Mark Custer, of Custer says, “Peter Wege and Steelcase had an enormous influence on Custer’s commitment to sustainable workplace solutions. We always seek to protect and restore the communities in which we serve, and Peter was our model in that pledge to Grand Rapids. Thanks to Peter’s vision and generosity, Custer has had the pleasure of participating in several LEED certified projects, including St. Mary’s, Aquinas College, Inner City Christian Federation, the Grand Rapids Art Museum and beyond.”
The Wege Foundations gift to Kendall College of Art and Design also enabled the creation of the Wege Center for Sustainable Design at Kendall, and the annual Wege Prize contest was created to help inspire students to solve complex problems in new and unique ways. Wege was an enthusiastic proponent of continuous innovation; with this gift he made sure his influence would continue into the Millennial generation and beyond.
Peter Wege also had an abiding influence on downtown Grand Rapids. He chaired the controversial art drive to bring and install Alexander Calder’s La Grande Vitesse to Vandenberg Plaza. “The Calder” was the first sculpture in the United States to be supported with funds from the brand new National Endowment for the Arts. This was far from his only involvement in area arts, however. He donated $20 million for the construction of the new Grand Rapids Art Museum building with the condition that it be built according to what are now commonly known as LEED (Leadership in Energy and Environmental Design) standards and be certified by the U.S. Green Building Council. Grand Rapids, in fact, now has the highest number of LEED certified buildings per capita of any city in the U.S., a fact that owes much to Wege’s passion and efforts.
While Wege founded The Wege Foundation almost five decades ago in 1967 and devoted his time to philanthropy in environment education, arts & culture, human services and health care, he considered his greatest work to be his efforts, along with other foundations, to restore and save the Great Lakes.

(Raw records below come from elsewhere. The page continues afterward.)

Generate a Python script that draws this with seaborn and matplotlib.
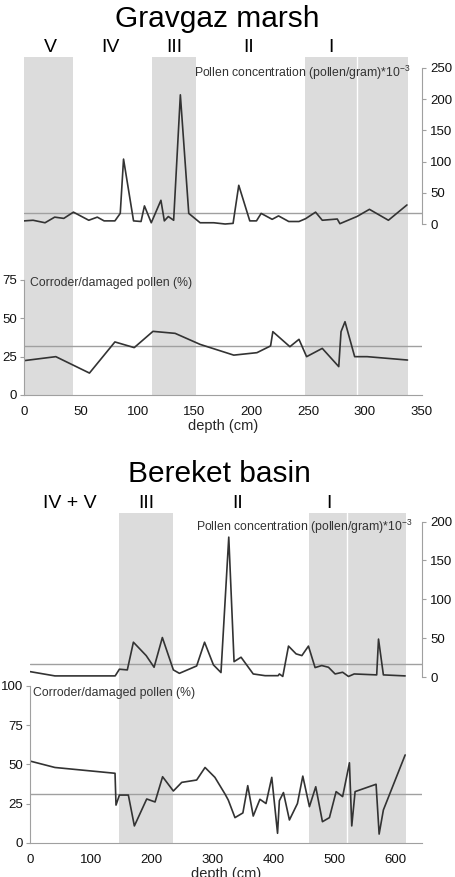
import matplotlib
matplotlib.use('Agg')
import matplotlib.pyplot as plt
import numpy as np
import seaborn as sns

# Gravgaz marsh
grav_pollen_depth = [0, 8, 18.5, 27, 35, 43.5, 57, 64.5, 70.5, 80, 84.7, 87.6, 96.4, 103, 106, 112,
                     120.5, 123.5, 127, 131.7, 137.6, 145, 155, 167, 177, 184, 189, 198.7, 204.6,
                     208.7, 218.4, 224, 233, 242, 247.8, 256.6, 262.5, 275.7, 278, 293, 304, 320.7, 337]
grav_pollen = [5, 6, 2, 11, 9, 19, 6, 11, 5, 5, 17, 104, 5, 4, 29, 2, 38, 5, 12, 6, 207, 17, 2, 2,
               0, 1, 62, 5, 5, 17, 7.5, 13, 4, 4, 8.5, 19, 6, 8, 0.5, 12, 23.5, 6, 30.5]
grav_corr_depth = [0, 28, 57.6, 80, 97, 113.5, 133, 155, 177, 184.6, 205, 217, 219, 234, 242,
                   248.7, 262.5, 277, 279, 282.5, 291, 302, 337.5]
grav_corr = [22.4, 25, 14.3, 34.6, 30.9, 41.5, 40.2, 33, 27.8, 26, 27.6, 32, 41.3, 31.5, 36.3,
             25, 30.4, 18.5, 41.3, 47.8, 25, 25, 22.8]
grav_pollen_mean = 18
grav_corr_mean = 32
grav_zones = [(0, 43.5), (112.6, 151.7), (247, 293.5), (293.5, 338)]
grav_zone_names = ['V', 'IV', 'III', 'II', 'I']
grav_zone_label_x = [23, 76, 132, 198, 270]

# Bereket basin
ber_pollen_depth = [0, 41, 140, 147, 160, 170, 191, 204, 217.6, 235.7, 245.6, 274, 287, 301.6, 314,
                    326.8, 335.5, 347, 367, 386.5, 408, 410, 415.6, 425, 437.5, 447, 457.8, 468.7,
                    479.7, 490.7, 501.6, 514, 523.6, 533, 570, 573, 581, 616.8]
ber_pollen = [7.2, 1.7, 1.7, 10.3, 9.4, 45, 27.8, 12.8, 51, 9.4, 5, 14.5, 45, 15.8, 6, 180, 20,
              25.7, 4.2, 2, 2, 4.2, 1, 40, 30, 27.8, 40, 12.4, 15, 12.8, 4.2, 6.4, 1, 4.2, 3, 49, 3, 1.7]
ber_corr_depth = [0, 41, 139.8, 141.4, 147, 161.7, 171.6, 191.9, 205.6, 218, 235.7, 249.5, 274,
                  287.8, 304, 320.7, 326, 337, 350, 358, 367, 378, 388, 397.5, 407, 410, 416.7,
                  426.5, 439.7, 448.5, 459.4, 469.8, 480.8, 492.3, 503.3, 514, 525.2, 529, 534.5,
                  569, 574, 581, 616.8]
ber_corr = [52.1, 48, 44.3, 24, 30.4, 30.4, 10.7, 27.9, 26, 42.1, 33, 38.5, 40, 48, 41.7, 31, 27.2,
            16, 19, 36.4, 17, 27.7, 25, 41.7, 6, 26.8, 32, 14.5, 25, 42.5, 23, 35.7, 13.4, 16, 32.6,
            29.4, 51, 10.7, 32.6, 37.3, 5.5, 20.9, 56]
ber_pollen_mean = 17
ber_corr_mean = 31
ber_zones = [(146.9, 235.7), (459.4, 521), (521, 618.4)]
ber_zone_names = ['IV + V', 'III', 'II', 'I']
ber_zone_label_x = [66, 191, 342, 492]

W, H = 455, 877
LINE = '#333333'
GRID = '#a0a0a0'
SHADE = '#dcdcdc'


def draw_panel(fig, rect, title, title_y, pollen_depth, pollen, corr_depth, corr,
               pollen_mean, corr_mean, zones, zone_names, zone_label_x, zone_y,
               xmax, xticks, corr_lim, corr_ticks, pollen_lim, pollen_ticks, label_pos):
    left, top, right, bottom = rect
    ax = fig.add_axes([left / W, 1 - bottom / H, (right - left) / W, (bottom - top) / H])
    ax2 = ax.twinx()

    for a, b in zones:
        ax.axvspan(a, b, color=SHADE, lw=0, zorder=0)
    # thin white seam between the two adjacent zone I bands
    for (a, b), (c, d) in zip(zones[:-1], zones[1:]):
        if abs(b - c) < 1:
            ax.axvline(b, color='white', lw=1, zorder=0.5)

    sns.lineplot(x=corr_depth, y=corr, ax=ax, color=LINE, lw=1.2, sort=False, estimator=None)
    ax.axhline(corr_mean, color=GRID, lw=1.0, zorder=1)
    sns.lineplot(x=pollen_depth, y=pollen, ax=ax2, color=LINE, lw=1.2, sort=False, estimator=None)
    ax2.axhline(pollen_mean, color=GRID, lw=1.0, zorder=1)

    ax.set_xlim(0, xmax)
    ax.set_xticks(xticks)
    ax.set_ylim(*corr_lim)
    ax.set_yticks(corr_ticks)
    ax2.set_ylim(*pollen_lim)
    ax2.set_yticks(pollen_ticks)

    for s in ['top', 'right']:
        ax.spines[s].set_visible(False)
    for s in ['top', 'left', 'bottom']:
        ax2.spines[s].set_visible(False)
    ax.spines['left'].set_bounds(corr_ticks[0], corr_ticks[-1])
    ax2.spines['right'].set_bounds(pollen_ticks[0], pollen_ticks[-1])
    for sp in [ax.spines['left'], ax.spines['bottom'], ax2.spines['right']]:
        sp.set_color(GRID)
        sp.set_linewidth(0.8)
    ax.tick_params(axis='both', direction='out', length=3, width=0.8, color=GRID,
                   labelsize=9.5, pad=2, labelcolor='#111111')
    ax.tick_params(axis='x', pad=5)
    ax2.tick_params(axis='y', direction='out', length=3, width=0.8, color=GRID,
                    labelsize=9.5, pad=3, labelcolor='#111111')
    ax.set_ylabel('')
    ax2.set_ylabel('')
    ax.set_xlabel('depth (cm)', fontsize=10.5, labelpad=1)
    ax.set_facecolor('none')

    (px, py), (cx, cy) = label_pos
    fig.text(px / W, 1 - py / H, 'Pollen concentration (pollen/gram)*10$^{-3}$',
             ha='right', va='center', fontsize=8.8, color='#333333')
    fig.text(cx / W, 1 - cy / H, 'Corroder/damaged pollen (%)',
             ha='left', va='center', fontsize=8.8, color='#333333')

    fig.text(((left + right) / 2 - 6) / W, 1 - title_y / H, title, ha='center', va='center',
             fontsize=21.5, color='black')
    x_to_px = lambda d: left + (right - left) * d / xmax
    for name, xd in zip(zone_names, zone_label_x):
        fig.text(x_to_px(xd) / W, 1 - zone_y / H, name, ha='center', va='center',
                 fontsize=14, color='black')
    return ax, ax2


sns.set_style('white')
plt.rcParams['font.family'] = ['Liberation Sans', 'DejaVu Sans']
plt.rcParams['mathtext.fontset'] = 'custom'
plt.rcParams['mathtext.rm'] = 'Liberation Sans'
plt.rcParams['mathtext.it'] = 'Liberation Sans'

fig = plt.figure(figsize=(W / 100, H / 100), dpi=100)

draw_panel(fig, (24, 57, 421.7, 395), 'Gravgaz marsh', 19,
           grav_pollen_depth, grav_pollen, grav_corr_depth, grav_corr,
           grav_pollen_mean, grav_corr_mean, grav_zones, grav_zone_names, grav_zone_label_x, 47,
           350, np.arange(0, 351, 50), (0, 220.4), [0, 25, 50, 75],
           (-274, 267.6), [0, 50, 100, 150, 200, 250],
           ((410, 73), (30, 283)))

draw_panel(fig, (30, 513, 421.7, 842.7), 'Bereket basin', 474,
           ber_pollen_depth, ber_pollen, ber_corr_depth, ber_corr,
           ber_pollen_mean, ber_corr_mean, ber_zones, ber_zone_names, ber_zone_label_x, 503,
           644, np.arange(0, 601, 100), (0, 210.4), [0, 25, 50, 75, 100],
           (-212.6, 211), [0, 50, 100, 150, 200],
           ((412, 527), (33, 693)))

fig.savefig('out.png', dpi=100)
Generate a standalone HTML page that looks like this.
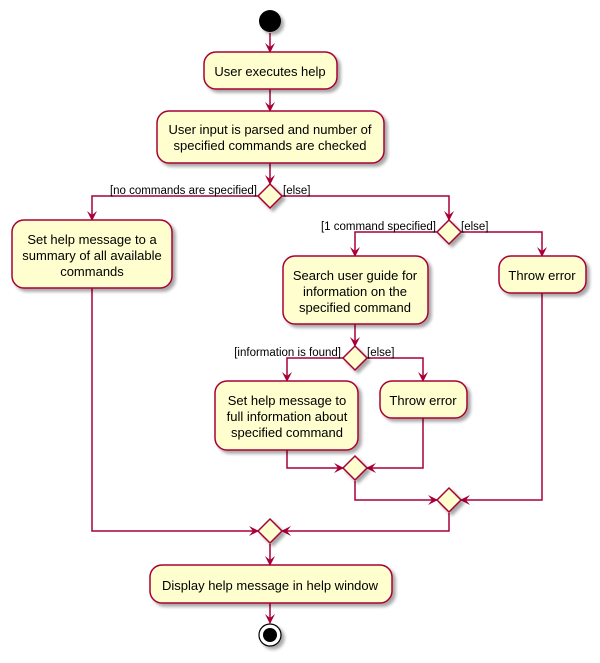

Wege had a longstanding relationship with the University of Michigan and its School of Natural Resources and Environment. In 2004, he invited 70 environmentalists to the “Healing Our Waters” conference in Grand Rapids to brainstorm about what could be done about the serious issues facing the Great Lakes including invasive species, contaminated sediments, and non-point source pollution. As an eventual result of that meeting and Wege’s and other environmentalists’ advocacy, President Obama signed the Great Lakes Restoration Initiative in 2009 and real progress restoring water quality, ecosystems, and safety has been made.
Those who live in Michigan, love the Great Lakes and appreciate sustainability owe a debt to Peter Wege’s vision, advocacy, and generosity. He would want it to be repaid not to Steelcase or the Wege Foundation, but in the continuous improvement of our businesses, our lives, and our various living environments.